**Your objective:** Can all of these lines be returned exactly?

========================

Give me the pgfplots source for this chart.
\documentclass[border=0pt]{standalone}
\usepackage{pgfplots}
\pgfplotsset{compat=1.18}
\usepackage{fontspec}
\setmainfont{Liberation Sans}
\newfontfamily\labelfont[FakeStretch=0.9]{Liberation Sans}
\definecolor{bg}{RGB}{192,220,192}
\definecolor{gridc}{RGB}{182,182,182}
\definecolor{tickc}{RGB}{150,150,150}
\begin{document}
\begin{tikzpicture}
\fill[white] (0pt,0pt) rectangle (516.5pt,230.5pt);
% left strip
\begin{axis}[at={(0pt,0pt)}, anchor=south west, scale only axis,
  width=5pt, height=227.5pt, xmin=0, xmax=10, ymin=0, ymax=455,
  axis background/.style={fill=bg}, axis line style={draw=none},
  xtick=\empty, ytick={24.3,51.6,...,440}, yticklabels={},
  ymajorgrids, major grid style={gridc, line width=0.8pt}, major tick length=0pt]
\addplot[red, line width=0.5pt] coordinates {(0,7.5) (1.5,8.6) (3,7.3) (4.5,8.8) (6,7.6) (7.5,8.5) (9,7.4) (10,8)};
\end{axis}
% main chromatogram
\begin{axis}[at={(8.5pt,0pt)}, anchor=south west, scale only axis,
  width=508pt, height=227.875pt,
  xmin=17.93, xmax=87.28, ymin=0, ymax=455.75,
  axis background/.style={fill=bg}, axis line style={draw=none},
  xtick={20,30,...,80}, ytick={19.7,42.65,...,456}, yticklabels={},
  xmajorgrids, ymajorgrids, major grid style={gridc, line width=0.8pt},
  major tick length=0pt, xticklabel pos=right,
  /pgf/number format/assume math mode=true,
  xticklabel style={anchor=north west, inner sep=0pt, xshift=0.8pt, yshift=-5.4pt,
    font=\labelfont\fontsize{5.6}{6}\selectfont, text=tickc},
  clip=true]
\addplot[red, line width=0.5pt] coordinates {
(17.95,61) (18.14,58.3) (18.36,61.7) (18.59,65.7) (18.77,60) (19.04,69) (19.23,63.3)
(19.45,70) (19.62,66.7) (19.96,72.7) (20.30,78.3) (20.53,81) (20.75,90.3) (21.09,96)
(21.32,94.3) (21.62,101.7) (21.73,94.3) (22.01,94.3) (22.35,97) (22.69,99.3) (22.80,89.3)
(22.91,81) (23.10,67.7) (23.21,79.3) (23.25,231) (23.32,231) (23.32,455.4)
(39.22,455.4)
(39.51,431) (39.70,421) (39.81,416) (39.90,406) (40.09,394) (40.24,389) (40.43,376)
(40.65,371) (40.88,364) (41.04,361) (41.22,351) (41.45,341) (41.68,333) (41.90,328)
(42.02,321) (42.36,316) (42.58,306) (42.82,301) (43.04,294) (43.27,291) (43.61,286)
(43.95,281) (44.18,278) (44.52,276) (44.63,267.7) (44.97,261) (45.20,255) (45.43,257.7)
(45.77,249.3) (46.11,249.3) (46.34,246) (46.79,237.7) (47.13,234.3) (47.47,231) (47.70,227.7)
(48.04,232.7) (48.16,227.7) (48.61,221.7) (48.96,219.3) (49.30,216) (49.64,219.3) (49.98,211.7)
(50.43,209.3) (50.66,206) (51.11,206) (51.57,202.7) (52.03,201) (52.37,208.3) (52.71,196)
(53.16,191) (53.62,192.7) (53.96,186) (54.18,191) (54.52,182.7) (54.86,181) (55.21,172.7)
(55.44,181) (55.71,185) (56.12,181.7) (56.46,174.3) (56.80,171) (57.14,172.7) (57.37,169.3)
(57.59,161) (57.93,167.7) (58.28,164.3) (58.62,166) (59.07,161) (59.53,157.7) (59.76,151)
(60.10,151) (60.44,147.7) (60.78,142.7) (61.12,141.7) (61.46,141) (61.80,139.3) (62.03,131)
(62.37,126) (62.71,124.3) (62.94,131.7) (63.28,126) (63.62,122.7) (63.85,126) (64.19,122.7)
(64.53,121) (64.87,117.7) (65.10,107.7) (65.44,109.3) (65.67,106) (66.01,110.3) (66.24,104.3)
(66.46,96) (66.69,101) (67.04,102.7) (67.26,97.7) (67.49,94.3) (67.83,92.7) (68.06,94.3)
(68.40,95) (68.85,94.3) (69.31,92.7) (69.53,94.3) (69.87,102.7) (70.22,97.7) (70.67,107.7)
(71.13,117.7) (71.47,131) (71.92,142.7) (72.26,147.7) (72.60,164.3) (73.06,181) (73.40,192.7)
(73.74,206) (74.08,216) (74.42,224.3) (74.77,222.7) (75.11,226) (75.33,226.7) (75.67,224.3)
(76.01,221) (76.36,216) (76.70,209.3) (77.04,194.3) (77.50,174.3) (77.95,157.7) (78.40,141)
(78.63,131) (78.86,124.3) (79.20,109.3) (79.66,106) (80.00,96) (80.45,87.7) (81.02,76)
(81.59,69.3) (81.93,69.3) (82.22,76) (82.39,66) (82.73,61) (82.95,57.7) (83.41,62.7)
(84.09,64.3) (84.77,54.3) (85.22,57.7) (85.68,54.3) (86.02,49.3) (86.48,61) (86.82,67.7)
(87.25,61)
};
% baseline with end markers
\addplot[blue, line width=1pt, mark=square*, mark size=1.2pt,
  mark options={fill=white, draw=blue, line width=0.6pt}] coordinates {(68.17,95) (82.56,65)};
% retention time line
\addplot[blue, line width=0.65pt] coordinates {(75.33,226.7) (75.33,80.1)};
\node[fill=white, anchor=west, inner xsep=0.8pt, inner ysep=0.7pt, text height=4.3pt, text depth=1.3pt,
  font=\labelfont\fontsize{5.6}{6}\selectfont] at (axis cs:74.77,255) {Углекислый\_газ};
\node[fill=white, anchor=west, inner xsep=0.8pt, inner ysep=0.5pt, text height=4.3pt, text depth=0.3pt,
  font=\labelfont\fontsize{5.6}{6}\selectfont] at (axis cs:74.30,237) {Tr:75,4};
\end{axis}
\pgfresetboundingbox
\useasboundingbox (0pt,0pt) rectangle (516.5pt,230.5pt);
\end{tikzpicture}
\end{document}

========================

**In response:**
Give me the pgfplots source for this chart.
\documentclass[border=0pt]{standalone}
\usepackage{pgfplots}
\pgfplotsset{compat=1.18}
\usepackage{fontspec}
\setmainfont{Liberation Sans}
\newfontfamily\labelfont[FakeStretch=0.9]{Liberation Sans}
\definecolor{bg}{RGB}{192,220,192}
\definecolor{gridc}{RGB}{182,182,182}
\definecolor{tickc}{RGB}{150,150,150}
\begin{document}
\begin{tikzpicture}
\fill[white] (0pt,0pt) rectangle (516.5pt,230.5pt);
% left strip
\begin{axis}[at={(0pt,0pt)}, anchor=south west, scale only axis,
  width=5pt, height=227.5pt, xmin=0, xmax=10, ymin=0, ymax=455,
  axis background/.style={fill=bg}, axis line style={draw=none},
  xtick=\empty, ytick={24.3,51.6,...,440}, yticklabels={},
  ymajorgrids, major grid style={gridc, line width=0.8pt}, major tick length=0pt]
\addplot[red, line width=0.5pt] coordinates {(0,7.5) (1.5,8.6) (3,7.3) (4.5,8.8) (6,7.6) (7.5,8.5) (9,7.4) (10,8)};
\end{axis}
% main chromatogram
\begin{axis}[at={(8.5pt,0pt)}, anchor=south west, scale only axis,
  width=508pt, height=227.875pt,
  xmin=17.93, xmax=87.28, ymin=0, ymax=455.75,
  axis background/.style={fill=bg}, axis line style={draw=none},
  xtick={20,30,...,80}, ytick={19.7,42.65,...,456}, yticklabels={},
  xmajorgrids, ymajorgrids, major grid style={gridc, line width=0.8pt},
  major tick length=0pt, xticklabel pos=right,
  /pgf/number format/assume math mode=true,
  xticklabel style={anchor=north west, inner sep=0pt, xshift=0.8pt, yshift=-5.4pt,
    font=\labelfont\fontsize{5.6}{6}\selectfont, text=tickc},
  clip=true]
\addplot[red, line width=0.5pt] coordinates {
(17.95,61) (18.14,58.3) (18.36,61.7) (18.59,65.7) (18.77,60) (19.04,69) (19.23,63.3)
(19.45,70) (19.62,66.7) (19.96,72.7) (20.30,78.3) (20.53,81) (20.75,90.3) (21.09,96)
(21.32,94.3) (21.62,101.7) (21.73,94.3) (22.01,94.3) (22.35,97) (22.69,99.3) (22.80,89.3)
(22.91,81) (23.10,67.7) (23.21,79.3) (23.25,231) (23.32,231) (23.32,455.4)
(39.22,455.4)
(39.51,431) (39.70,421) (39.81,416) (39.90,406) (40.09,394) (40.24,389) (40.43,376)
(40.65,371) (40.88,364) (41.04,361) (41.22,351) (41.45,341) (41.68,333) (41.90,328)
(42.02,321) (42.36,316) (42.58,306) (42.82,301) (43.04,294) (43.27,291) (43.61,286)
(43.95,281) (44.18,278) (44.52,276) (44.63,267.7) (44.97,261) (45.20,255) (45.43,257.7)
(45.77,249.3) (46.11,249.3) (46.34,246) (46.79,237.7) (47.13,234.3) (47.47,231) (47.70,227.7)
(48.04,232.7) (48.16,227.7) (48.61,221.7) (48.96,219.3) (49.30,216) (49.64,219.3) (49.98,211.7)
(50.43,209.3) (50.66,206) (51.11,206) (51.57,202.7) (52.03,201) (52.37,208.3) (52.71,196)
(53.16,191) (53.62,192.7) (53.96,186) (54.18,191) (54.52,182.7) (54.86,181) (55.21,172.7)
(55.44,181) (55.71,185) (56.12,181.7) (56.46,174.3) (56.80,171) (57.14,172.7) (57.37,169.3)
(57.59,161) (57.93,167.7) (58.28,164.3) (58.62,166) (59.07,161) (59.53,157.7) (59.76,151)
(60.10,151) (60.44,147.7) (60.78,142.7) (61.12,141.7) (61.46,141) (61.80,139.3) (62.03,131)
(62.37,126) (62.71,124.3) (62.94,131.7) (63.28,126) (63.62,122.7) (63.85,126) (64.19,122.7)
(64.53,121) (64.87,117.7) (65.10,107.7) (65.44,109.3) (65.67,106) (66.01,110.3) (66.24,104.3)
(66.46,96) (66.69,101) (67.04,102.7) (67.26,97.7) (67.49,94.3) (67.83,92.7) (68.06,94.3)
(68.40,95) (68.85,94.3) (69.31,92.7) (69.53,94.3) (69.87,102.7) (70.22,97.7) (70.67,107.7)
(71.13,117.7) (71.47,131) (71.92,142.7) (72.26,147.7) (72.60,164.3) (73.06,181) (73.40,192.7)
(73.74,206) (74.08,216) (74.42,224.3) (74.77,222.7) (75.11,226) (75.33,226.7) (75.67,224.3)
(76.01,221) (76.36,216) (76.70,209.3) (77.04,194.3) (77.50,174.3) (77.95,157.7) (78.40,141)
(78.63,131) (78.86,124.3) (79.20,109.3) (79.66,106) (80.00,96) (80.45,87.7) (81.02,76)
(81.59,69.3) (81.93,69.3) (82.22,76) (82.39,66) (82.73,61) (82.95,57.7) (83.41,62.7)
(84.09,64.3) (84.77,54.3) (85.22,57.7) (85.68,54.3) (86.02,49.3) (86.48,61) (86.82,67.7)
(87.25,61)
};
% baseline with end markers
\addplot[blue, line width=1pt, mark=square*, mark size=1.2pt,
  mark options={fill=white, draw=blue, line width=0.6pt}] coordinates {(68.17,95) (82.56,65)};
% retention time line
\addplot[blue, line width=0.65pt] coordinates {(75.33,226.7) (75.33,80.1)};
\node[fill=white, anchor=west, inner xsep=0.8pt, inner ysep=0.7pt, text height=4.3pt, text depth=1.3pt,
  font=\labelfont\fontsize{5.6}{6}\selectfont] at (axis cs:74.77,255) {Углекислый\_газ};
\node[fill=white, anchor=west, inner xsep=0.8pt, inner ysep=0.5pt, text height=4.3pt, text depth=0.3pt,
  font=\labelfont\fontsize{5.6}{6}\selectfont] at (axis cs:74.30,237) {Tr:75,4};
\end{axis}
\pgfresetboundingbox
\useasboundingbox (0pt,0pt) rectangle (516.5pt,230.5pt);
\end{tikzpicture}
\end{document}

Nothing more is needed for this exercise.